Bears in the Hamptons

Strawberry Fields Forever?
Summer rentals are already down. But will the bears save the Hamptons from being paved over with insta-mansions?

Last year, more houses were built in East Hampton “than in any other year since we started keeping records,” says town chief building inspector Don Sharkey. “And that was in 1957.” The bull-market stampede for huge houses trampled so many open fields that local environmentalists were estimating the entire East End would be filled up in a decade. Now that the bears are out, will they scare off the contractors?

Certainly, demand for housing has eased up a bit. Jan Robinson, president of Hampton Homes, says fewer people are looking for rentals: “It’s the worst March we’ve had since I’ve been in business.” Prices are following. “The rental market’s in the toilet,” agrees a developer who owns a six-bedroom place with a gunite pool in Bridgehampton. “It backs onto a horse farm. Last summer, I got $50,000 for August; this year, I’ll be lucky to get $40,000.”

“We’re seeing lower prices,” says Frank Newbold of Sotheby’s, and owners who are suddenly willing to negotiate. With sales slow, he says, “the days of pricing houses for more than they’re worth are over.”

But what about development? Sharkey says permits were up in January, down in February, and then back up last month. Many of these were for tear-downs, however, since the town recently instated a moratorium on subdivisions of more than ten acres.

Jed Schutz of Windemere Development sees “pockets of demand: a village location, a waterfront house. With the more unique properties, there’s no slack-off of buyers.” But developer David Schwartz of Haddonfield & Associates says, “I used to build six to eight houses a year,” at $3 million to $7 million. “This year, I plan to build two to three.”

“Restrictions on new construction help keep housing prices strong,” maintains Agawam Realty’s Robert Lohman. Still, he continues, “I just don’t see big houses getting gobbled up north of the highway the way they are consumed south of the highway.”

One East End builder predicts that “a year from now, the view from the Montauk Highway will be of abandoned houses half built.”
BARBARA WAGNER

The Iceman Leaveth
Out of Fifth Avenue

The Sundance Kid must have been feeling awfully optimistic to put his penthouse at 1030 Fifth Avenue on the market for $15 million. Robert Redford bought his three-bedroom co-op replete with two wood-burning fireplaces in 1997 for $3.7 million after moving from 955 Fifth Avenue. Then, for some reason, he decorated it entirely in New Mexico style. If that or the idea of barefoot jaunts in the park appeals to you, call Kathy Sloane of Brown Harris Stevens, the “Democratic” broker famed for finding casas for Clinton and his fund-raising friend Denise Rich. But the inside’s certainly, uh, un-Manhattan, and at least one broker who’s seen it says that the view out isn’t much, either: “There’s a parapet surrounding the apartment that blocks any skyline.” Redford has star-friendly neighbors – including Mike Nichols and Diane Sawyer – but brokers say the high asking price is still an indecent proposal.
MORGAN GOLDBERG

Big Deals

Washington Heights
West 162nd Street
6-bed, 31/2-bath, 3,952-square-foot house. Ask: $799,000. Sell: $799,000. Five months on market.

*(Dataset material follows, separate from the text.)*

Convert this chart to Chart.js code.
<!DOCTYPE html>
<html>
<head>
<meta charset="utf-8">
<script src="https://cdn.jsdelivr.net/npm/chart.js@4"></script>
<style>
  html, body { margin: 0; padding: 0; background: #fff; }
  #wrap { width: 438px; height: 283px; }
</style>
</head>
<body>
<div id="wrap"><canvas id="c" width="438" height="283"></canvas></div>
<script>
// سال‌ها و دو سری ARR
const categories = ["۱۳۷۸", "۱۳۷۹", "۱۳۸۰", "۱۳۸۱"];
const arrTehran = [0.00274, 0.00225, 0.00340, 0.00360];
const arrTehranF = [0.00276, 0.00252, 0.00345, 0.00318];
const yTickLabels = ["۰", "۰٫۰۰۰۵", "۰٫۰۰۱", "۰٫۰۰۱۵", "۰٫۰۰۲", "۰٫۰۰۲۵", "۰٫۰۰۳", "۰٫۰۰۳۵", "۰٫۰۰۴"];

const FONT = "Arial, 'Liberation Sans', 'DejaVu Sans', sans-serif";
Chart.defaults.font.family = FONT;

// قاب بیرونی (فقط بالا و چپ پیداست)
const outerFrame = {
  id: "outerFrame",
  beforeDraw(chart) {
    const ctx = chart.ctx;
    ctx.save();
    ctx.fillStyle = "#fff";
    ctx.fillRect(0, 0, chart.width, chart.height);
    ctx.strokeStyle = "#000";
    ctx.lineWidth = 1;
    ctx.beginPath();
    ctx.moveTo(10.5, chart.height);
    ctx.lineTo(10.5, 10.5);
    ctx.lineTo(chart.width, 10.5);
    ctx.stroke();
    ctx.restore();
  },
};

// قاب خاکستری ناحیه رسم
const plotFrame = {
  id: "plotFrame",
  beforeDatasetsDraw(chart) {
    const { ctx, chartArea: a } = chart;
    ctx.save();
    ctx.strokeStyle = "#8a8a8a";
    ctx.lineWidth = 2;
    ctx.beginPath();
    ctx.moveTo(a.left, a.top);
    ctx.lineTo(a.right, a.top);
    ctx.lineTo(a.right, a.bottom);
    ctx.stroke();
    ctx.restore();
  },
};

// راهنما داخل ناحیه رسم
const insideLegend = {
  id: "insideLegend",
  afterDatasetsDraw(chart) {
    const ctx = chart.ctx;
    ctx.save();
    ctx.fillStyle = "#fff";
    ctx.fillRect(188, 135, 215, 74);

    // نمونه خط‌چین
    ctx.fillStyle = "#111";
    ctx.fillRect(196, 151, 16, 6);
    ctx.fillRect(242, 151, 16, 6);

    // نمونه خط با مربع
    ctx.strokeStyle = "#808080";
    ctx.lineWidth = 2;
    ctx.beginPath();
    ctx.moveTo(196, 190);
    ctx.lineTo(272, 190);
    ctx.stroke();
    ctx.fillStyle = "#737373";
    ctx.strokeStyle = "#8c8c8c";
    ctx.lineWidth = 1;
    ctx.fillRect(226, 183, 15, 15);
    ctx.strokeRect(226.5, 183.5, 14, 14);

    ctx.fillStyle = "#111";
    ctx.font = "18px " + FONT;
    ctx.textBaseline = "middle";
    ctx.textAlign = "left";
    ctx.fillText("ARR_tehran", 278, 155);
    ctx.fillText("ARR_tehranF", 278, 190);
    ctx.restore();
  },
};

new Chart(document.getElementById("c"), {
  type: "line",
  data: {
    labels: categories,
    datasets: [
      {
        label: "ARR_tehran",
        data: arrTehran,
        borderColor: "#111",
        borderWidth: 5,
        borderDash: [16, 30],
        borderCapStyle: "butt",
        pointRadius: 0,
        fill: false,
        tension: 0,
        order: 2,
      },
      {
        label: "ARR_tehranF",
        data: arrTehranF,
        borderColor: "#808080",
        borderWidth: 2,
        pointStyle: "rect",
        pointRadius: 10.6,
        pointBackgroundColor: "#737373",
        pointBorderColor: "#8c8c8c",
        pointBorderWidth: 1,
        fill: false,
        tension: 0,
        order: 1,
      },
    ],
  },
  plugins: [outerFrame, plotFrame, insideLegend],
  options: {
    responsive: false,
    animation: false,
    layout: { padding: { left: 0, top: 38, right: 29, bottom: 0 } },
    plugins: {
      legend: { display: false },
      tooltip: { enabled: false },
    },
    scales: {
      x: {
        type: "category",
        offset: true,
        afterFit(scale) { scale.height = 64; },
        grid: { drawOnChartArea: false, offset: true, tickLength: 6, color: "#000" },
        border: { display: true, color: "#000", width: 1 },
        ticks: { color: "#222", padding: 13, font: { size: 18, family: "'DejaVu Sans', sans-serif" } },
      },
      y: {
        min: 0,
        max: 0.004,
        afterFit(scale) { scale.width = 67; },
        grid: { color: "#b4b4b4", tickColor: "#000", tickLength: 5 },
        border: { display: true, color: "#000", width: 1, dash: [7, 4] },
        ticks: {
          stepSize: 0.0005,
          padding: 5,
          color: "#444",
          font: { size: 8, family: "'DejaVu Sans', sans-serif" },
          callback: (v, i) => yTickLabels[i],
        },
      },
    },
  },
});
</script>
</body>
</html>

“I wanted something similar to my Victorian workingman’s row house in San Francisco,” says cabaret pianist Peter Mintun. What did he get? An 1896 four-story limestone house off St. Nicholas Avenue, with seven fireplaces, oak and mahogany trim, and enough room for a nine-foot-long concert grand, two smaller pianos, and a collection of antique phonographs. “The moment I stepped in, I knew this was it because it was so well preserved,” he says. “This is the highest sale in Washington Heights,” crows broker Willie Kathryn Suggs, who finally sold it after the seller kept pulling it off the market. (The seller moved to New Rochelle.) Mintun and his partner moved east two weeks ago.
JOY ARMSTRONG

Chelsea
22 West 15th Street
2-bed, 2-bath, 1,350-square-foot condo. Ask: $1.57 million. Sell: $1.59 million. Charges and taxes: $1,345. One month on market.

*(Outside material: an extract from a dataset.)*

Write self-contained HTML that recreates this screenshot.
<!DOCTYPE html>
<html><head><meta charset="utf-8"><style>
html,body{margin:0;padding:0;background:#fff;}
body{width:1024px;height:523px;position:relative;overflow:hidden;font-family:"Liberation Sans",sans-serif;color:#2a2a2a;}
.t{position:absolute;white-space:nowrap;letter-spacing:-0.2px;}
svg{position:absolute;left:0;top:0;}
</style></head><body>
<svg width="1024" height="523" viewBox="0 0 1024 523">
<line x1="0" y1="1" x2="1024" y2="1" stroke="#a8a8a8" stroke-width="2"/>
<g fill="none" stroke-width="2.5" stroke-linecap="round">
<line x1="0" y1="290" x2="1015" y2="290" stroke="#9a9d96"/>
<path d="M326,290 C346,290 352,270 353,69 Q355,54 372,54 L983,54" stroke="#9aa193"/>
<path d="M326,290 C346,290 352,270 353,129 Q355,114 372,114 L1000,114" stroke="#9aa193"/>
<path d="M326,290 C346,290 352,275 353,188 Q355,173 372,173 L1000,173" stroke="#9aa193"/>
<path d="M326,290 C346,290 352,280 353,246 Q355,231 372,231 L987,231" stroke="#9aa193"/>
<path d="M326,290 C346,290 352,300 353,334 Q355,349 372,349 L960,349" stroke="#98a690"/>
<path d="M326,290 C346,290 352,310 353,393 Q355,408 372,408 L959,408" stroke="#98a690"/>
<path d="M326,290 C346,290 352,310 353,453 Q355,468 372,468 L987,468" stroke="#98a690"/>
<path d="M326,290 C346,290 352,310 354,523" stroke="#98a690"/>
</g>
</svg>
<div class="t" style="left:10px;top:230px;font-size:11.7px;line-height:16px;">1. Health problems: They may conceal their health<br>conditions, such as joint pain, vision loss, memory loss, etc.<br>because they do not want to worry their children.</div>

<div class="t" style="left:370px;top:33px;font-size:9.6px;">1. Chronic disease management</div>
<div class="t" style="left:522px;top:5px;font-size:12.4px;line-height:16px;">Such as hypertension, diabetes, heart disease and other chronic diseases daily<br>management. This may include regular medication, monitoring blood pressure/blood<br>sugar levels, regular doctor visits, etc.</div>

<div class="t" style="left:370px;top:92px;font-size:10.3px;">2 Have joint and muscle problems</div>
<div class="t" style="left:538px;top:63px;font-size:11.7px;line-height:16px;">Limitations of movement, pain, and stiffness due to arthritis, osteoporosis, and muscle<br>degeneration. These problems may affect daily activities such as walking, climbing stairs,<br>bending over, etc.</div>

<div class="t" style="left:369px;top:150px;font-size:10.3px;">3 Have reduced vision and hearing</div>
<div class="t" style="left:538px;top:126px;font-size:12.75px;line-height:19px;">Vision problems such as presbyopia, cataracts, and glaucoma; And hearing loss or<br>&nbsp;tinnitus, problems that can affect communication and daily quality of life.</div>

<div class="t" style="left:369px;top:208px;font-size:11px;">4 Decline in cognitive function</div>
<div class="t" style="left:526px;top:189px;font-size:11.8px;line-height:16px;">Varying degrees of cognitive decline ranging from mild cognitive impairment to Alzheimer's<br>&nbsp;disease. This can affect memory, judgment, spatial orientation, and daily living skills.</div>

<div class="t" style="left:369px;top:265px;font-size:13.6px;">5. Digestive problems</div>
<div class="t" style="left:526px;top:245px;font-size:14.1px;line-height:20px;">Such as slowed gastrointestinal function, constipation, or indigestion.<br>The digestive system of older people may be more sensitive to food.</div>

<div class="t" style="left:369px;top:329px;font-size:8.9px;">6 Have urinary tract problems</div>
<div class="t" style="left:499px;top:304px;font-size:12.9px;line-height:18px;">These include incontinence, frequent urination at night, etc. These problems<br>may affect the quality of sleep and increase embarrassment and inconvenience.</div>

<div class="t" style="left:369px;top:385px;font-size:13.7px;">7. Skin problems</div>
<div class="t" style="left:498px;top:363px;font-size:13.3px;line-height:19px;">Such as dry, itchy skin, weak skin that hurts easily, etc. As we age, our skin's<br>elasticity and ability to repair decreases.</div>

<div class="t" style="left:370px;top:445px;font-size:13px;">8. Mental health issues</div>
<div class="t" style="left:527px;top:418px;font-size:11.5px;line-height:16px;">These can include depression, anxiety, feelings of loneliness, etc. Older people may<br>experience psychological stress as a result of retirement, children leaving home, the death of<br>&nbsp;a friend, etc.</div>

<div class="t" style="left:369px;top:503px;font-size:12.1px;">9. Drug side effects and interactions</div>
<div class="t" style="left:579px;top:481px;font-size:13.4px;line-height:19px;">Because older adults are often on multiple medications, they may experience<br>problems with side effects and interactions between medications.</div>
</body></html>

When a 30-year-old investment banker bought this penthouse last August, he wasn’t planning to flip it – he thought he’d found the perfect bachelor pad. But when an irresistible job offer in Boston suddenly popped up, he rerouted the custom furniture already on the way and sold the apartment for a $295,000 profit, according to the broker, Douglas Elliman’s Tristan Harper. The buyers are a young couple who were already living in the building.